WHAT IS ASKED:
Make an exact copy of all the material below, apart from the pictures.
──────── PROVIDED DATA
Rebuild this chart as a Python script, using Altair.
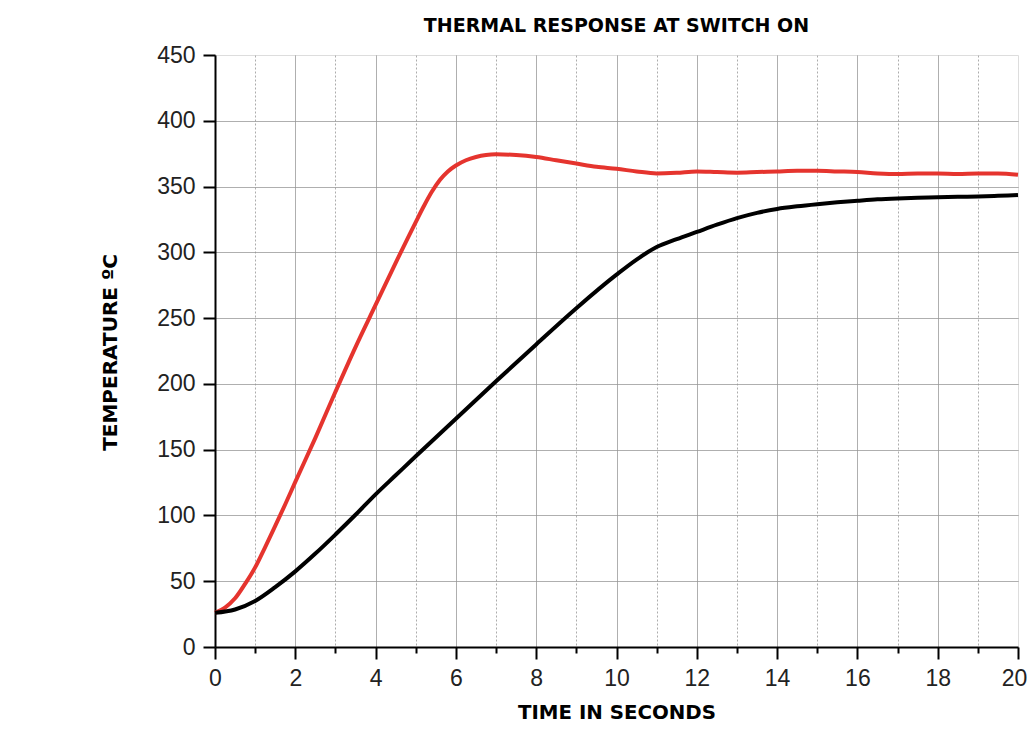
import altair as alt
import pandas as pd

# Time (s) and temperature (°C)
red_t = [0, 0.25, 0.5, 0.75, 1, 1.25, 1.5, 1.75, 2, 2.5, 3, 3.5, 4, 4.5, 5, 5.2, 5.4, 5.6, 5.8, 6,
         6.25, 6.5, 6.75, 7, 7.5, 8, 8.5, 9, 9.5, 10, 10.5, 11, 11.5, 12, 12.5, 13, 13.5, 14, 14.5, 15,
         15.5, 16, 16.5, 17, 17.5, 18, 18.5, 19, 19.5, 20]
red_v = [26, 30, 37, 48, 60.5, 76, 92, 108.5, 125.5, 159, 194, 228, 260, 292, 323, 335, 346, 355, 361.5, 366,
         370, 372.5, 374, 374.5, 374, 372.5, 370, 367.5, 365, 363.5, 361.5, 360, 360.5, 361.5, 361, 360.5, 361, 361.5, 362, 362,
         361.5, 361, 360, 359.5, 360, 360, 359.5, 360, 360, 359]

black_t = [0, 0.5, 1, 1.5, 2, 2.5, 3, 3.5, 4, 4.5, 5, 6, 7, 8, 9, 10, 10.5, 11, 11.5, 12, 12.5,
           13, 13.5, 14, 14.5, 15, 15.5, 16, 16.5, 17, 17.5, 18, 18.5, 19, 19.5, 20]
black_v = [26, 28.5, 35, 45.5, 57.5, 71, 85.5, 100.5, 116, 130.5, 145, 173.5, 202, 230, 257.5, 283, 294.5, 304, 310, 315.5, 321,
           326, 330, 333, 335, 336.6, 338, 339.2, 340.3, 341, 341.5, 341.8, 342.2, 342.5, 343, 343.5]

x_ticks = list(range(0, 21))
y_ticks = list(range(0, 451, 25))

df_red = pd.DataFrame({"t": red_t, "v": red_v})
df_black = pd.DataFrame({"t": black_t, "v": black_v})

x_axis = alt.Axis(
    values=x_ticks,
    title="TIME IN SECONDS",
    labelExpr="datum.value % 2 === 0 ? datum.label : ''",
    tickSize={"condition": {"test": "datum.value % 2 === 0", "value": 12}, "value": 6},
    tickWidth=2, tickColor="black",
    domainColor="black", domainWidth=2,
    gridColor={"condition": {"test": "datum.value % 2 === 0", "value": "#949494"}, "value": "#acacac"},
    gridDash={"condition": {"test": "datum.value % 2 === 0", "value": [1, 0]}, "value": [2, 2]},
    gridOpacity={"condition": {"test": "datum.value >= 20", "value": 0}, "value": 1},
    gridWidth=1,
    labelFont="Liberation Sans", labelFontSize=23, labelColor="#222222",
    labelPadding=8, labelFlush=False, labelOverlap=False,
    labelOffset={"condition": {"test": "datum.value >= 20", "value": -4}, "value": 0},
    titleFont="DejaVu Sans", titleFontSize=19.8, titleFontWeight="bold", titleColor="black",
    titleX=401.5, titleY=65, titleBaseline="middle", titleAlign="center",
)

y_axis = alt.Axis(
    values=y_ticks,
    title="TEMPERATURE ºC",
    labelExpr="datum.value % 50 === 0 ? datum.label : ''",
    tickSize={"condition": {"test": "datum.value % 50 === 0", "value": 12}, "value": 7},
    tickWidth=2, tickColor="black",
    domainColor="black", domainWidth=2,
    gridColor={"condition": {"test": "datum.value % 50 === 0", "value": "#949494"}, "value": "#acacac"},
    gridDash={"condition": {"test": "datum.value % 50 === 0", "value": [1, 0]}, "value": [2, 2]},
    gridOpacity={"condition": {"test": "datum.value >= 450", "value": 0}, "value": 1},
    gridWidth=1,
    labelFont="Liberation Sans", labelFontSize=23, labelColor="#222222",
    labelPadding=8, labelFlush=False, labelOverlap=False,
    titleFont="DejaVu Sans", titleFontSize=20, titleFontWeight="bold", titleColor="black",
    titleX=-105, titleY=297, titleAngle=-90, titleBaseline="middle", titleAlign="center",
)

xs = alt.Scale(domain=[0, 20], nice=False, zero=False)
ys = alt.Scale(domain=[0, 450], nice=False, zero=False)

red = alt.Chart(df_red).mark_line(color="#e5342e", strokeWidth=4, interpolate="monotone").encode(
    x=alt.X("t:Q", scale=xs, axis=x_axis),
    y=alt.Y("v:Q", scale=ys, axis=y_axis),
)
black = alt.Chart(df_black).mark_line(color="#000000", strokeWidth=4, interpolate="monotone").encode(
    x=alt.X("t:Q", scale=xs),
    y=alt.Y("v:Q", scale=ys),
)

chart = alt.layer(red, black).properties(
    width=803, height=592,
    autosize=alt.AutoSizeParams(type="none"),
    padding={"left": 207, "top": 47, "right": 9, "bottom": 76},
    title=alt.TitleParams(
        "THERMAL RESPONSE AT SWITCH ON",
        font="DejaVu Sans", fontSize=19, fontWeight="bold", color="black",
        anchor="middle", frame="group", baseline="alphabetic", offset=13, dy=20,
    ),
).configure_view(stroke=None).configure(background="white")

chart.save("out.html", embed_options={"renderer": "svg", "actions": False})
────────────────
RESULT OF THIS TASK:
Rebuild this chart as a Python script, using Altair.
import altair as alt
import pandas as pd

# Time (s) and temperature (°C)
red_t = [0, 0.25, 0.5, 0.75, 1, 1.25, 1.5, 1.75, 2, 2.5, 3, 3.5, 4, 4.5, 5, 5.2, 5.4, 5.6, 5.8, 6,
         6.25, 6.5, 6.75, 7, 7.5, 8, 8.5, 9, 9.5, 10, 10.5, 11, 11.5, 12, 12.5, 13, 13.5, 14, 14.5, 15,
         15.5, 16, 16.5, 17, 17.5, 18, 18.5, 19, 19.5, 20]
red_v = [26, 30, 37, 48, 60.5, 76, 92, 108.5, 125.5, 159, 194, 228, 260, 292, 323, 335, 346, 355, 361.5, 366,
         370, 372.5, 374, 374.5, 374, 372.5, 370, 367.5, 365, 363.5, 361.5, 360, 360.5, 361.5, 361, 360.5, 361, 361.5, 362, 362,
         361.5, 361, 360, 359.5, 360, 360, 359.5, 360, 360, 359]

black_t = [0, 0.5, 1, 1.5, 2, 2.5, 3, 3.5, 4, 4.5, 5, 6, 7, 8, 9, 10, 10.5, 11, 11.5, 12, 12.5,
           13, 13.5, 14, 14.5, 15, 15.5, 16, 16.5, 17, 17.5, 18, 18.5, 19, 19.5, 20]
black_v = [26, 28.5, 35, 45.5, 57.5, 71, 85.5, 100.5, 116, 130.5, 145, 173.5, 202, 230, 257.5, 283, 294.5, 304, 310, 315.5, 321,
           326, 330, 333, 335, 336.6, 338, 339.2, 340.3, 341, 341.5, 341.8, 342.2, 342.5, 343, 343.5]

x_ticks = list(range(0, 21))
y_ticks = list(range(0, 451, 25))

df_red = pd.DataFrame({"t": red_t, "v": red_v})
df_black = pd.DataFrame({"t": black_t, "v": black_v})

x_axis = alt.Axis(
    values=x_ticks,
    title="TIME IN SECONDS",
    labelExpr="datum.value % 2 === 0 ? datum.label : ''",
    tickSize={"condition": {"test": "datum.value % 2 === 0", "value": 12}, "value": 6},
    tickWidth=2, tickColor="black",
    domainColor="black", domainWidth=2,
    gridColor={"condition": {"test": "datum.value % 2 === 0", "value": "#949494"}, "value": "#acacac"},
    gridDash={"condition": {"test": "datum.value % 2 === 0", "value": [1, 0]}, "value": [2, 2]},
    gridOpacity={"condition": {"test": "datum.value >= 20", "value": 0}, "value": 1},
    gridWidth=1,
    labelFont="Liberation Sans", labelFontSize=23, labelColor="#222222",
    labelPadding=8, labelFlush=False, labelOverlap=False,
    labelOffset={"condition": {"test": "datum.value >= 20", "value": -4}, "value": 0},
    titleFont="DejaVu Sans", titleFontSize=19.8, titleFontWeight="bold", titleColor="black",
    titleX=401.5, titleY=65, titleBaseline="middle", titleAlign="center",
)

y_axis = alt.Axis(
    values=y_ticks,
    title="TEMPERATURE ºC",
    labelExpr="datum.value % 50 === 0 ? datum.label : ''",
    tickSize={"condition": {"test": "datum.value % 50 === 0", "value": 12}, "value": 7},
    tickWidth=2, tickColor="black",
    domainColor="black", domainWidth=2,
    gridColor={"condition": {"test": "datum.value % 50 === 0", "value": "#949494"}, "value": "#acacac"},
    gridDash={"condition": {"test": "datum.value % 50 === 0", "value": [1, 0]}, "value": [2, 2]},
    gridOpacity={"condition": {"test": "datum.value >= 450", "value": 0}, "value": 1},
    gridWidth=1,
    labelFont="Liberation Sans", labelFontSize=23, labelColor="#222222",
    labelPadding=8, labelFlush=False, labelOverlap=False,
    titleFont="DejaVu Sans", titleFontSize=20, titleFontWeight="bold", titleColor="black",
    titleX=-105, titleY=297, titleAngle=-90, titleBaseline="middle", titleAlign="center",
)

xs = alt.Scale(domain=[0, 20], nice=False, zero=False)
ys = alt.Scale(domain=[0, 450], nice=False, zero=False)

red = alt.Chart(df_red).mark_line(color="#e5342e", strokeWidth=4, interpolate="monotone").encode(
    x=alt.X("t:Q", scale=xs, axis=x_axis),
    y=alt.Y("v:Q", scale=ys, axis=y_axis),
)
black = alt.Chart(df_black).mark_line(color="#000000", strokeWidth=4, interpolate="monotone").encode(
    x=alt.X("t:Q", scale=xs),
    y=alt.Y("v:Q", scale=ys),
)

chart = alt.layer(red, black).properties(
    width=803, height=592,
    autosize=alt.AutoSizeParams(type="none"),
    padding={"left": 207, "top": 47, "right": 9, "bottom": 76},
    title=alt.TitleParams(
        "THERMAL RESPONSE AT SWITCH ON",
        font="DejaVu Sans", fontSize=19, fontWeight="bold", color="black",
        anchor="middle", frame="group", baseline="alphabetic", offset=13, dy=20,
    ),
).configure_view(stroke=None).configure(background="white")

chart.save("out.html", embed_options={"renderer": "svg", "actions": False})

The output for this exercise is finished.